The two men were inseparable — raised on fishing trips, high-school football, and promises to “never grow up.” That weekend was supposed to be a break from the world — just the woods, the river, and a few nights under the stars.

They told their families they’d be back by Monday.

They never returned.

When the men missed work and failed to call home, a search began. Dozens of volunteers scoured the steep ridges and lakes around Strawberry Mountain. Helicopters flew over the forest canopy, tracking tire ruts and glimmers of metal.

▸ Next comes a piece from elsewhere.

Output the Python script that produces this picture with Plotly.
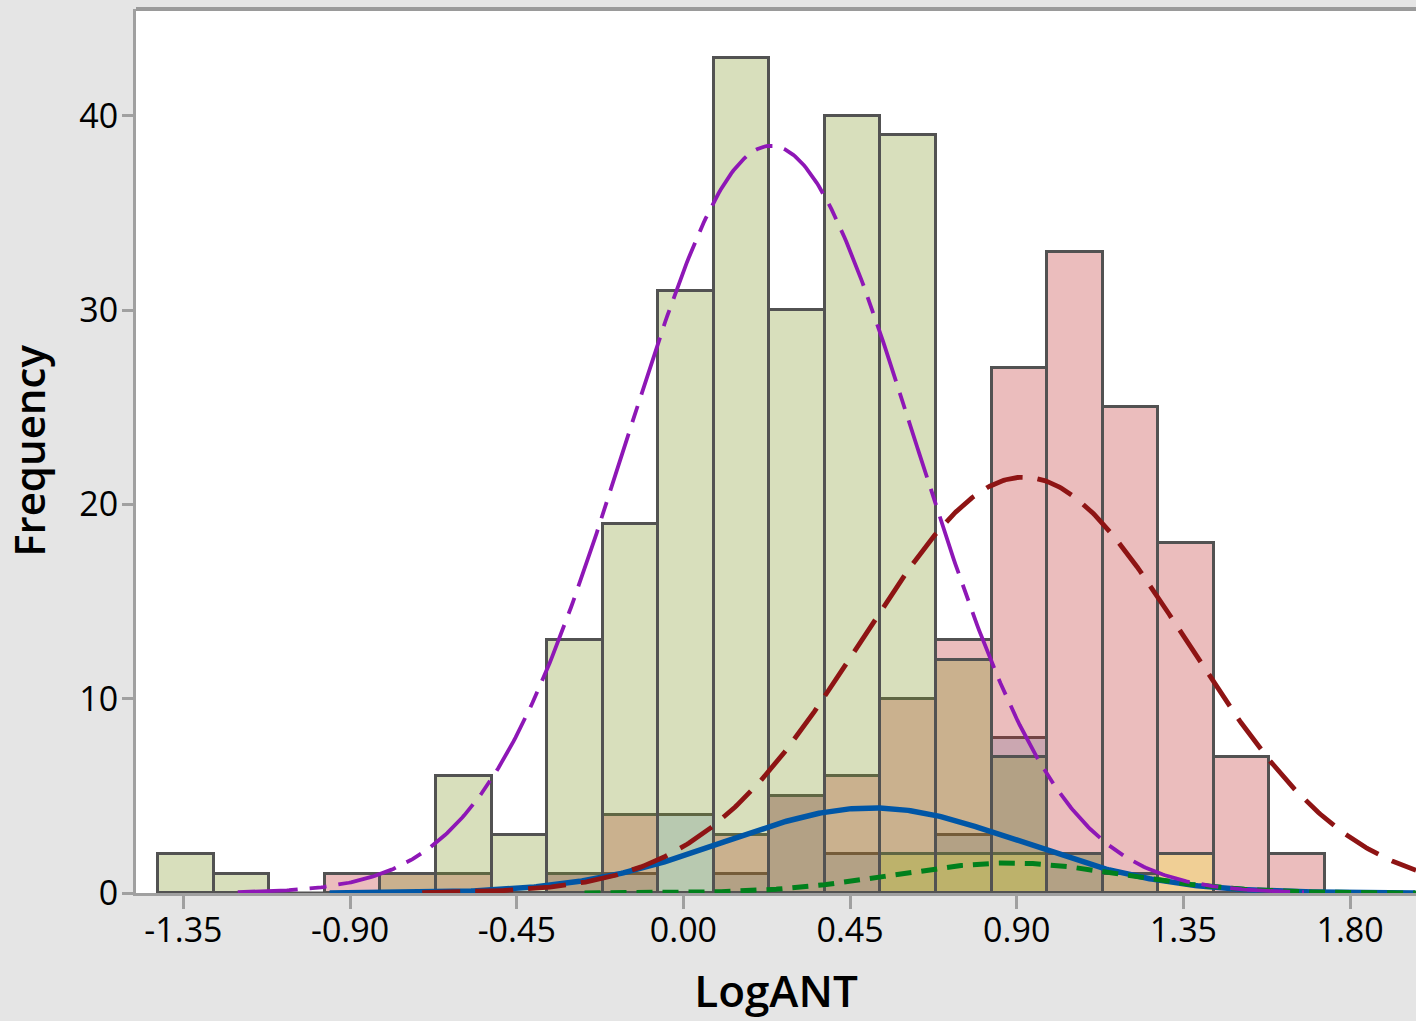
import numpy as np
import plotly.graph_objects as go

# ---------------- data ----------------
bin_centers = [-1.35, -1.20, -1.05, -0.90, -0.75, -0.60, -0.45, -0.30, -0.15, 0.00,
               0.15, 0.30, 0.45, 0.60, 0.75, 0.90, 1.05, 1.20, 1.35, 1.50, 1.65]
bin_width = 0.15
bin_shift = 0.007   # histogram bins sit slightly right of the nominal centres

counts_green  = [2, 1, 0, 0, 1, 6, 3, 13, 19, 31, 43, 30, 40, 39, 12, 7, 2, 1, 0, 0, 0]
counts_pink   = [0, 0, 0, 1, 1, 1, 0, 1, 4, 0, 3, 5, 6, 10, 13, 27, 33, 25, 18, 7, 2]
counts_blue   = [0, 0, 0, 0, 0, 0, 0, 1, 1, 4, 1, 5, 2, 2, 3, 8, 2, 0, 0, 0, 0]
counts_yellow = [0, 0, 0, 0, 0, 0, 0, 0, 0, 0, 0, 0, 0, 2, 2, 2, 0, 0, 2, 0, 0]

# fitted normal curves: (mean, std dev, count)
fit_green  = (0.236, 0.389, 250)
fit_pink   = (0.919, 0.439, 157)
fit_blue   = (0.51, 0.396, 29)
fit_yellow = (0.88, 0.31, 8)
fit_span_sd = 3.7

x_tickvals = [-1.35, -0.90, -0.45, 0.00, 0.45, 0.90, 1.35, 1.80]
x_ticktext = ["-1.35", "-0.90", "-0.45", "0.00", "0.45", "0.90", "1.35", "1.80"]
y_tickvals = [0, 10, 20, 30, 40]

X_RANGE = [-1.478, 1.978]
Y_RANGE = [0, 45.5]

FONT = "Open Sans"
OUTLINE = "#525252"

fig = go.Figure()

# ---------------- histogram bars (overlaid, translucent) ----------------
bar_layers = [
    (counts_blue, "rgba(102,152,198,0.3)"),
    (counts_pink, "rgba(188,38,38,0.3)"),
    (counts_yellow, "rgba(252,247,57,0.3)"),
    (counts_green, "rgba(125,148,32,0.3)"),
]
for counts, col in bar_layers:
    xs = [c for c, v in zip(bin_centers, counts) if v > 0]
    ys = [v for v in counts if v > 0]
    fig.add_trace(go.Bar(
        x=xs, y=ys, width=bin_width, offset=-bin_width / 2 + bin_shift,
        marker=dict(color=col, line=dict(color=OUTLINE, width=3)),
        hoverinfo="skip", showlegend=False,
    ))

# baseline under the histogram span
fig.add_trace(go.Scatter(
    x=[bin_centers[0] - bin_width / 2 + bin_shift, bin_centers[-1] + bin_width / 2 + bin_shift],
    y=[0, 0],
    mode="lines", line=dict(color=OUTLINE, width=3),
    hoverinfo="skip", showlegend=False, cliponaxis=False,
))

# ---------------- normal fit curves ----------------
def normal_curve(fit):
    mu, sd, n = fit
    lo = max(mu - fit_span_sd * sd, X_RANGE[0])
    hi = min(mu + fit_span_sd * sd, X_RANGE[1])
    x = np.linspace(lo, hi, 500)
    y = n * bin_width / (sd * np.sqrt(2 * np.pi)) * np.exp(-0.5 * ((x - mu) / sd) ** 2)
    return x, y

curve_styles = [
    (fit_blue, "#0056a6", 5.5, "solid"),
    (fit_yellow, "#00801c", 5, "16px,10px"),
    (fit_pink, "#8e1414", 4.8, "38px,15px"),
    (fit_green, "#8e17b6", 3.8, "60px,12px,17px,12px"),
]
for fit, col, w, dash in curve_styles:
    cx, cy = normal_curve(fit)
    fig.add_trace(go.Scatter(
        x=cx, y=cy, mode="lines",
        line=dict(color=col, width=w, dash=dash),
        hoverinfo="skip", showlegend=False, cliponaxis=False,
    ))

# ---------------- layout ----------------
fig.update_layout(
    width=1416, height=1021,
    margin=dict(l=136, r=0, t=9, b=128),
    paper_bgcolor="#e5e5e5",
    plot_bgcolor="white",
    barmode="overlay",
    bargap=0,
    showlegend=False,
    font=dict(family=FONT, color="black"),
    xaxis=dict(
        range=X_RANGE, tickvals=x_tickvals, ticktext=x_ticktext,
        ticks="outside", ticklen=13, tickwidth=3, tickcolor="#a0a0a0",
        ticklabelstandoff=-8,
        showline=True, linecolor="#a0a0a0", linewidth=3,
        showgrid=False, zeroline=False, layer="below traces",
        tickfont=dict(family=FONT, size=34, color="black"),
        title=dict(text="LogANT", font=dict(family=FONT, size=44, color="black", weight=600),
                   standoff=26),
    ),
    yaxis=dict(
        range=Y_RANGE, tickvals=y_tickvals,
        ticks="outside", ticklen=11, tickwidth=3, tickcolor="#a0a0a0",
        ticklabelstandoff=-3,
        showline=True, linecolor="#a0a0a0", linewidth=3,
        showgrid=False, zeroline=False, layer="below traces",
        tickfont=dict(family=FONT, size=34, color="black"),
        title=dict(text="Frequency", font=dict(family=FONT, size=42, color="black", weight=600),
                   standoff=25),
    ),
    shapes=[dict(type="line", xref="paper", yref="paper", x0=0, x1=1, y0=1, y1=1,
                 line=dict(color="#9a9a9a", width=4))],
)

fig.write_html("out.html")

All they found was a set of tire tracks that ended abruptly near a trailhead — as if the truck had simply vanished — and a plastic cooler, cracked open and empty.

No campsite. No footprints. No Ford Ranger.

The story gripped the community. Rumors swirled — did they drive off a cliff? Did someone follow them into the woods?

For ten years, no one knew.

The Mountain’s Silent Secret

Then came the thaw of spring 2008. Heavy snowmelt carved new paths through the canyons — and exposed something that had been buried beneath rock, roots, and silence for a decade.

A group of geology students from Eastern Oregon University were mapping landslide patterns when one of them spotted a flash of blue paint glinting beneath the mud.

They dug closer and realized it wasn’t just debris — it was the twisted frame of a pickup truck, half-embedded in the canyon wall.

The license plate was still legible.

It was Mark and Kenny’s truck.

Inside the cab, investigators found two skeletons seated side by side, their remains remarkably preserved by the cold and compression of the slide.

A rusted fishing rod, a torn sleeping bag, and an old disposable camera were recovered from the wreckage. When the film was developed, the last photo captured the friends smiling by a mountain lake — a picture frozen in time, just hours before tragedy struck.

What Really Happened in the Wilderness

Experts believe that during the 1998 trip, heavy rain loosened a section of rock and soil. In the dark, as the friends tried to navigate a narrow trail, the truck slipped off the edge and tumbled more than 200 feet into a ravine — instantly buried by the landslide that followed.

The impact would have been deadly. The mountain, in its silence, swallowed them whole.

“It wasn’t foul play. It was the wilderness itself,” said one search-and-rescue officer. “The terrain changes every season — and sometimes it just keeps its secrets until it’s ready to give them back.”

For both families, the discovery brought heartbreak — and peace. The remains were laid to rest side by side in Bend, Oregon, the same way the friends had grown up: together.

Their final photograph — two smiles against a backdrop of mountains — now hangs in a small local museum dedicated to the search-and-rescue volunteers who never stopped looking.

After ten years, the forest finally spoke. And when it did, it told a story not of mystery or malice, but of friendship, fate, and the unforgiving beauty of the wild.